Tanglewood Learning Institute (TLI)

• Monday, Aug. 19, 8 p.m. at The Linde Center, Studio E, "The Black Mozart," concert theater works: Director, composer and writer Bill Barclay returns to Tanglewood for a Concert Theatre Works development project in partnership with TLI. The object of his creative attention for the Full Tilt series of presentations is Joseph Bologne, the Chevalier de Saint-Georges. Bologne was a decorated military officer, champion swordsman, acclaimed violinist, composer, and conductor - a true Renaissance man of the classical era and an artist of color in 18th-century France.

Regular-season ticket prices for the 2019 Tanglewood season range from $12-$130, and are available online, through Symphony Charge at 888-266-1200, and at the Symphony Hall Box Office at 301 Massachusetts Avenue, Boston.
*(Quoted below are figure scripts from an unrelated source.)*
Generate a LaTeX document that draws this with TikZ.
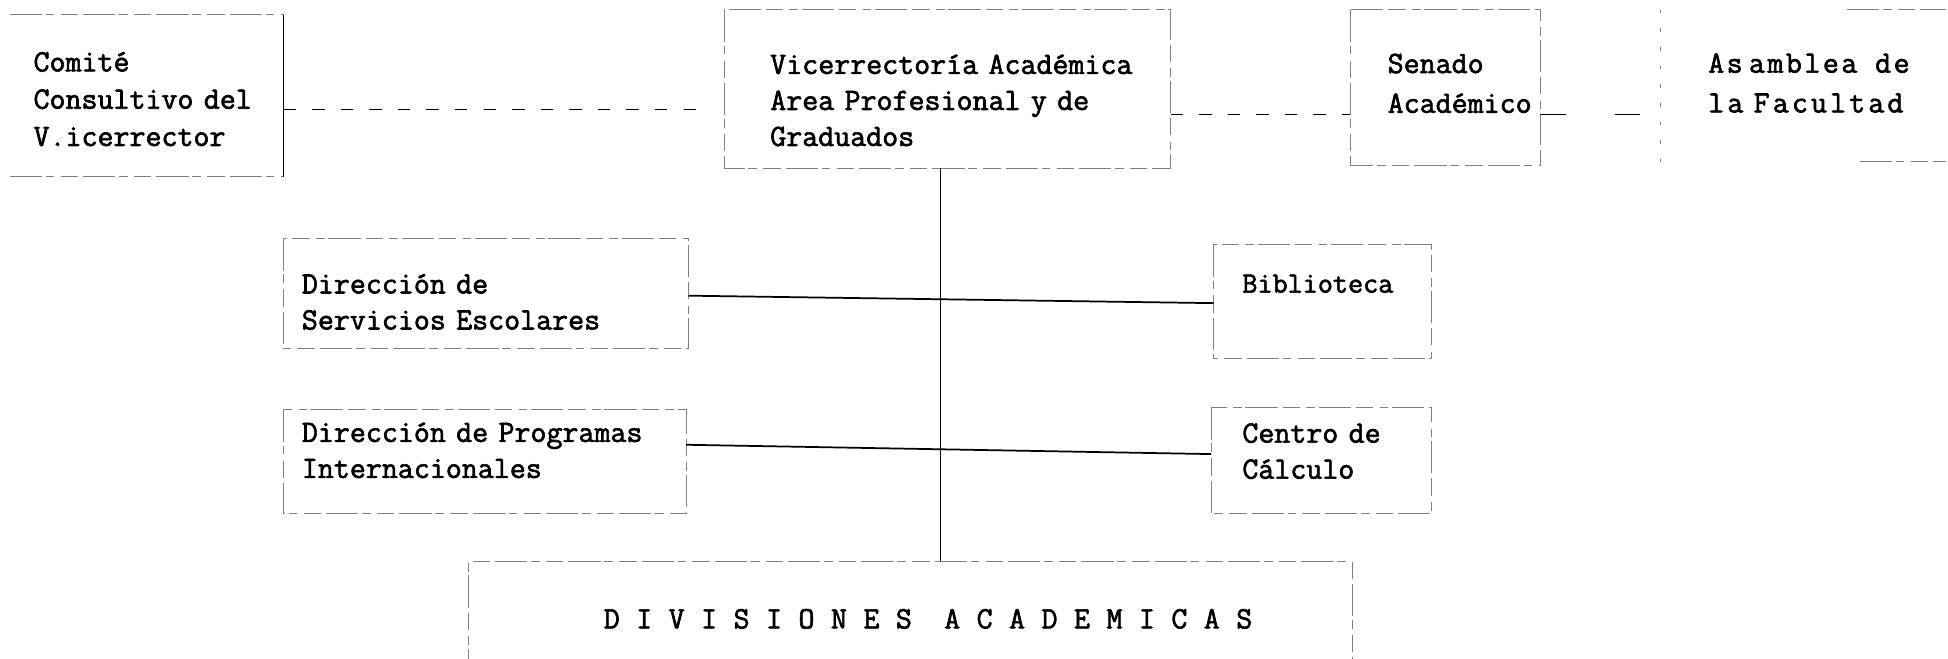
\documentclass[tikz,border=0pt]{standalone}
\usepackage{fontspec}
\setmainfont{DejaVu Serif}
\newfontfamily\typew{Latin Modern Mono}[FakeBold=2]
\usetikzlibrary{calc}
\begin{document}
\begin{tikzpicture}[x=1pt,y=-1pt,
  box/.style={draw=none, inner sep=0pt},
  txt/.style={inner sep=0pt, anchor=base west, align=left, text width=420pt},
  frame/.style={draw=black!50, line width=0.7pt, dash pattern=on 26pt off 3pt on 7pt off 5pt on 14pt off 4pt},
  solidframe/.style={draw=black, line width=1.1pt},
  link/.style={draw=black, line width=1.4pt},
  dlink/.style={draw=black, line width=1.1pt, dash pattern=on 10pt off 13pt}]
\useasboundingbox (0,0) rectangle (1568,530);
% nodes
\node[box, minimum width=220, minimum height=130,
  label={[txt, font=\typew\fontsize{25}{30}\selectfont, xshift=19pt, yshift=-45.7pt]north west:{Comité\\Consultivo del\\V.icerrector}}]
  (comite) at (118,77) {};
\node[box, minimum width=359, minimum height=127,
  label={[txt, font=\typew\fontsize{25}{29}\selectfont, xshift=37pt, yshift=-51.7pt]north west:{Vicerrectoría Académica\\Area Profesional y de\\Graduados}}]
  (vice) at (762.5,71.5) {};
\node[box, minimum width=153, minimum height=125,
  label={[txt, font=\typew\fontsize{25}{32}\selectfont, xshift=30pt, yshift=-51pt]north west:{Senado\\Académico}}]
  (senado) at (1163.5,70.5) {};
\node[box, minimum width=229, minimum height=122,
  label={[txt, font=\typew\fontsize{25}{32}\selectfont, xshift=38pt, yshift=-50.7pt]north west:{{\addfontfeature{LetterSpace=8}As\hspace{5pt}amblea\hspace{6pt} de}\\{\addfontfeature{LetterSpace=10}la Facultad}}}]
  (asamblea) at (1451.5,69) {};
\node[box, minimum width=326, minimum height=88,
  label={[txt, font=\typew\fontsize{25}{29}\selectfont, xshift=15pt, yshift=-44.4pt]north west:{Dirección de\\Servicios Escolares}}]
  (servicios) at (391,236) {};
\node[box, minimum width=175, minimum height=91,
  label={[txt, font=\typew\fontsize{23.6}{29}\selectfont, xshift=23pt, yshift=-38.7pt]north west:{Biblioteca}}]
  (biblio) at (1064.5,242.5) {};
\node[box, minimum width=324, minimum height=83,
  label={[txt, font=\typew\fontsize{25}{29}\selectfont, xshift=15pt, yshift=-25.9pt]north west:{Dirección de Programas\\Internacionales}}]
  (programas) at (390,371.5) {};
\node[box, minimum width=177, minimum height=85,
  label={[txt, font=\typew\fontsize{25}{29}\selectfont, xshift=25pt, yshift=-28.5pt]north west:{Centro de\\Cálculo}}]
  (centro) at (1063.5,370.5) {};
\node[box, minimum width=711, minimum height=96,
  label={[inner sep=0pt, anchor=base, font=\typew\fontsize{25}{29}\selectfont, xshift=14.5pt, yshift=-54pt]north:{\addfontfeature{LetterSpace=53}DIVISIONES\hspace{26pt}ACADEMICAS}}]
  (div) at (732.5,500) {};
% frames
\draw[frame] (comite.north west) -- (comite.north east);
\draw[frame] (comite.south west) -- (comite.south east);
\draw[solidframe] (comite.north east) -- (comite.south east);
\draw[frame] (vice.north west) rectangle (vice.south east);
\draw[frame] (senado.north west) rectangle (senado.south east);
\draw[frame] ([xshift=150pt]asamblea.north west) -- (asamblea.north east);
\draw[frame, dash pattern=on 3pt off 12pt] (asamblea.north west) -- (asamblea.south west);
\draw[frame] ([xshift=160pt]asamblea.south west) -- (asamblea.south east);
\draw[frame] (servicios.north west) rectangle (servicios.south east);
\draw[frame] (biblio.north west) rectangle (biblio.south east);
\draw[frame] (programas.north west) rectangle (programas.south east);
\draw[frame] (centro.north west) rectangle (centro.south east);
\draw[frame] (div.south west) -- (div.north west) -- (div.north east) -- (div.south east);
% connectors
\draw[dlink, shorten >=16pt] ([yshift=-11pt]comite.east) -- ([yshift=-16.5pt]vice.west);
\draw[dlink] ([yshift=-20.5pt]vice.east) -- ([yshift=-21.5pt]senado.west);
\draw[dlink, dash pattern=on 20pt off 40pt] ([yshift=-21.5pt]senado.east) -- ([yshift=-23pt]asamblea.west);
\draw[link] ([xshift=-5.5pt]vice.south) -- ([xshift=-5.5pt]vice.south |- div.north);
\draw[link] ([yshift=-2pt]servicios.east) -- ([yshift=-1.5pt]biblio.west);
\draw[link] ([yshift=13.5pt]programas.east) -- ([yshift=5pt]centro.west);
\end{tikzpicture}
\end{document}
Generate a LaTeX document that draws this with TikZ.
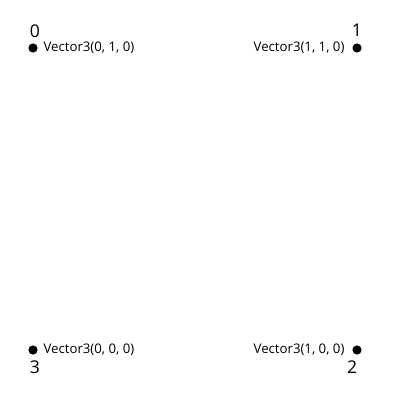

Tickets will also be available for purchase in person at the Tanglewood box office, located at Tanglewood's Main Gate on West Street in Lenox, Mass.

Sevenars Music Festival

Sevenars will present as its season finale one of its traditional favorites, the Bob Sparkman Trio, at 4 p.m. Sunday, Aug. 18. The duo of clarinetist Bob Sparkman and pianist Jerry Noble is already approaching two decades of magical Sevenars performances; with with the addition of bass guitarist Kara Noble (also Jerry's wife), it has increased its range as a magical trio.